Public opinion polls show that the left-wing government will lose 3 referendums in June
Three referendums are scheduled in Slovenia for 5 June 2011. They were proposed by Trade Unions (a reform of the pension system) and (other two) the opposition parties. One dossier deals with the grey economy and the illegal forms of work, but the opposition believes it goes too far in limiting activities of the citizens. The legislation proposed by the Government tries to limit small works provided by the members of one’s own family and his neighbours. Instead of boosting the economy by providing new jobs, the actual Government tries to increase public incomes by putting additional pressure on unemployed and those with low incomes. The second dossier deals with the closing of archives of the former Yugoslav secret service (Udba). The closing measures were proposed by the actual Government and adopted in a hurry after the demand of researchers to access those archives. These measures tend to permanently obscure the truth about the criminal past of the secret service and they violate the right of citizens to be objectively informed about the past. The third dossier proposes a reform of the pension system. The Trade Unions strongly opposes the reform. Although the reform is needed, the actual Government should primarily take care of the extremely bad economic situation in Slovenia and this way increase the budgetary incomes. Public opinion polls show that the left-wing government will lose all 3 referendums scheduled for 5 June 2011.

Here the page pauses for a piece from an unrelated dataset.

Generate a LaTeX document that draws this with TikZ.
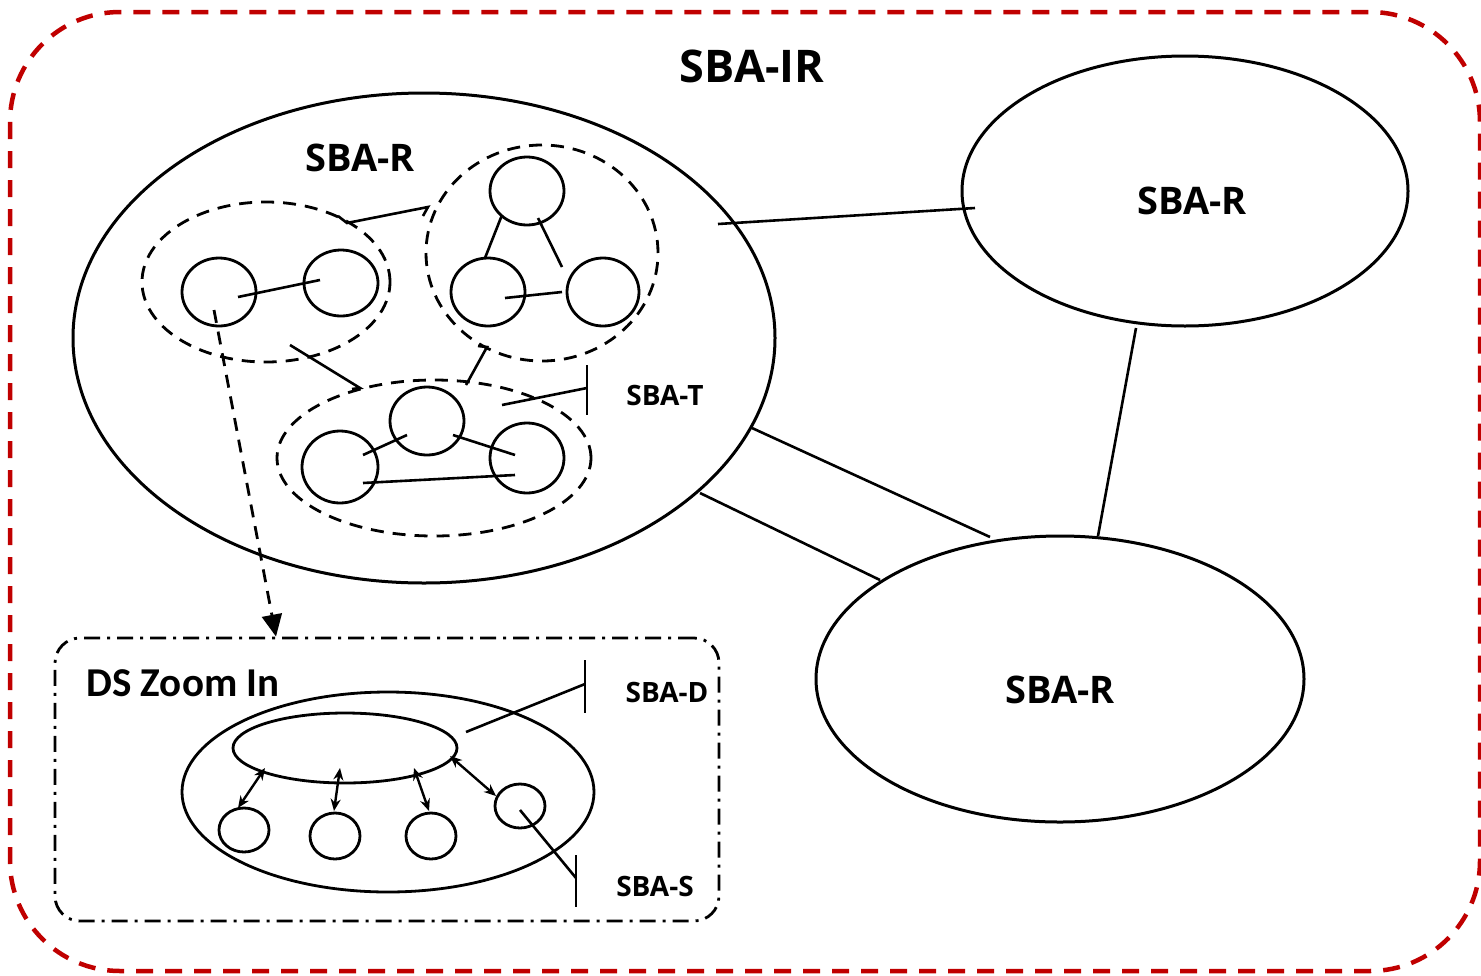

SDS in the European Parliament
Education and Culture Committee vote in favour of MEP Zver's »Youth on the Move« report
During it's last meeting the European Parliament's Education and Culture Committee adopted the so-called “Youth on the Move” report with 27 votes in favour, 2 abstentions and no vote against. Parliament’s rapporteur, MEP Milan ZVER, was successful in getting MEPs to agree on the new framework for increasing student mobility, improving European education systems, preparing European youth for entering the labour market and thus achieving goals of the Europe 2020 strategy. Out of 241 amendments Committee voted in line with the position of the rapportuer, MEP Zver, on more than 230. Parliament is due to adopt the final report in plenary in May 2011.
Successful public hearing in the European Parliament on the generational renewal in agriculture
4,5 million of European farmers are expected to retire in the next 10 years. Who will replace them? MEP Milan Zver and CEJA, the European Council of Young Farmers, organized a public hearing in the European Parliament that tried to answer this question. Among the speakers of the hearing there were the president of the EPP group in the EP and former Vice-President of CEJA, Joseph Daul, Austrian MEP Elisabeth Köstinger and CEJA President, Joris Baecke. Together with young farmers’ representatives from Slovenia, Ireland and France they debated the future of European farming. The event was attended by many representatives of the European institutions and more than 100 young farmers from 7 EU member states.